Your task: Find the lines with "chart" in them and copy them out.

++++ Data ++++

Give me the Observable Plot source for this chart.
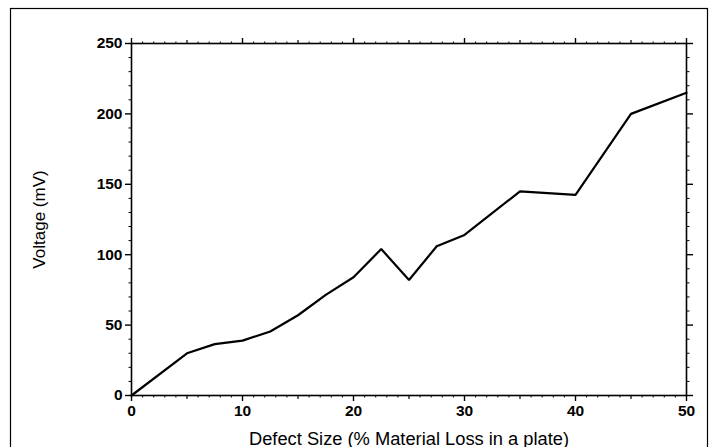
<!DOCTYPE html>
<html><head><meta charset="utf-8">
<script src="https://cdn.jsdelivr.net/npm/d3@7"></script>
<script src="https://cdn.jsdelivr.net/npm/@observablehq/plot@0.6"></script>
<style>
html,body{margin:0;padding:0;background:#fff;}
#chart{position:relative;width:713px;height:447px;overflow:hidden;}
#chart svg g[aria-label="x-axis tick label"] text,
#chart svg g[aria-label="y-axis tick label"] text{font-size:15.5px !important;font-weight:bold;}
</style></head><body><div id="chart"></div>
<script>
const defectSize = [0, 5, 7.5, 10, 12.5, 15, 17.5, 20, 22.5, 25, 27.5, 30, 35, 40, 45, 50];
const voltage = [0, 30, 36.5, 39, 45.5, 57, 71.5, 84, 104, 82, 106, 114, 145, 142.5, 200, 215];
const xTicks = [0, 10, 20, 30, 40, 50];
const xMidTicks = [5, 15, 25, 35, 45];
const yTicks = [0, 50, 100, 150, 200, 250];
const xLabel = "Defect Size (% Material Loss in a plate)";
const yLabel = "Voltage (mV)";

const xMinor = d3.range(0, 51, 1).filter(v => v % 5 !== 0);
const yMinor = d3.range(0, 251, 10).filter(v => v % 50 !== 0);
const data = defectSize.map((x, i) => ({x, y: voltage[i]}));
const blank = () => "";

const chart = Plot.plot({
  width: 713, height: 447,
  marginLeft: 131, marginRight: 27, marginTop: 43, marginBottom: 52,
  style: {fontFamily: "'Liberation Sans', Arial, sans-serif", fontSize: "13px", color: "#000", background: "#fff"},
  x: {domain: [0, 50]},
  y: {domain: [0, 250]},
  marks: [
    Plot.frame({stroke: "#000", strokeWidth: 1.6}),
    // bottom
    Plot.axisX({ticks: xTicks, anchor: "bottom", tickSize: 6, tickPadding: 3, label: null, strokeWidth: 1.4}),
    Plot.axisX({ticks: xMidTicks, anchor: "bottom", tickSize: 4, tickFormat: blank, label: null, strokeWidth: 1.2}),
    Plot.axisX({ticks: xMinor, anchor: "bottom", tickSize: 2.5, tickFormat: blank, label: null, strokeWidth: 1}),
    // top
    Plot.axisX({ticks: xTicks, anchor: "top", tickSize: 6, tickFormat: blank, label: null, strokeWidth: 1.4}),
    Plot.axisX({ticks: xMidTicks, anchor: "top", tickSize: 4, tickFormat: blank, label: null, strokeWidth: 1.2}),
    Plot.axisX({ticks: xMinor, anchor: "top", tickSize: 2.5, tickFormat: blank, label: null, strokeWidth: 1}),
    // left
    Plot.axisY({ticks: yTicks, anchor: "left", tickSize: 6, tickPadding: 3, label: null, strokeWidth: 1.4}),
    Plot.axisY({ticks: yMinor, anchor: "left", tickSize: 2.5, tickFormat: blank, label: null, strokeWidth: 1}),
    // right
    Plot.axisY({ticks: yTicks, anchor: "right", tickSize: 6, tickFormat: blank, label: null, strokeWidth: 1.4}),
    Plot.axisY({ticks: yMinor, anchor: "right", tickSize: 2.5, tickFormat: blank, label: null, strokeWidth: 1}),
    Plot.line(data, {x: "x", y: "y", stroke: "#000", strokeWidth: 2.2, strokeLinejoin: "miter"}),
    Plot.text([xLabel], {frameAnchor: "bottom", dy: 49, textAnchor: "middle", lineAnchor: "bottom", fontSize: 18.3, fill: "#000"}),
    Plot.text([yLabel], {frameAnchor: "left", dx: -92, rotate: -90, textAnchor: "middle", lineAnchor: "middle", fontSize: 17, fill: "#000"})
  ]
});

d3.select(chart).append("rect")
  .attr("x", 10.5).attr("y", 8.5).attr("width", 697).attr("height", 460)
  .attr("fill", "none").attr("stroke", "#000").attr("stroke-width", 1.2);

document.getElementById("chart").appendChild(chart);
</script></body></html>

++++

Exercise result:
Give me the Observable Plot source for this chart.
#chart{position:relative;width:713px;height:447px;overflow:hidden;}
#chart svg g[aria-label="x-axis tick label"] text,
#chart svg g[aria-label="y-axis tick label"] text{font-size:15.5px !important;font-weight:bold;}
</style></head><body><div id="chart"></div>
const chart = Plot.plot({
d3.select(chart).append("rect")
document.getElementById("chart").appendChild(chart);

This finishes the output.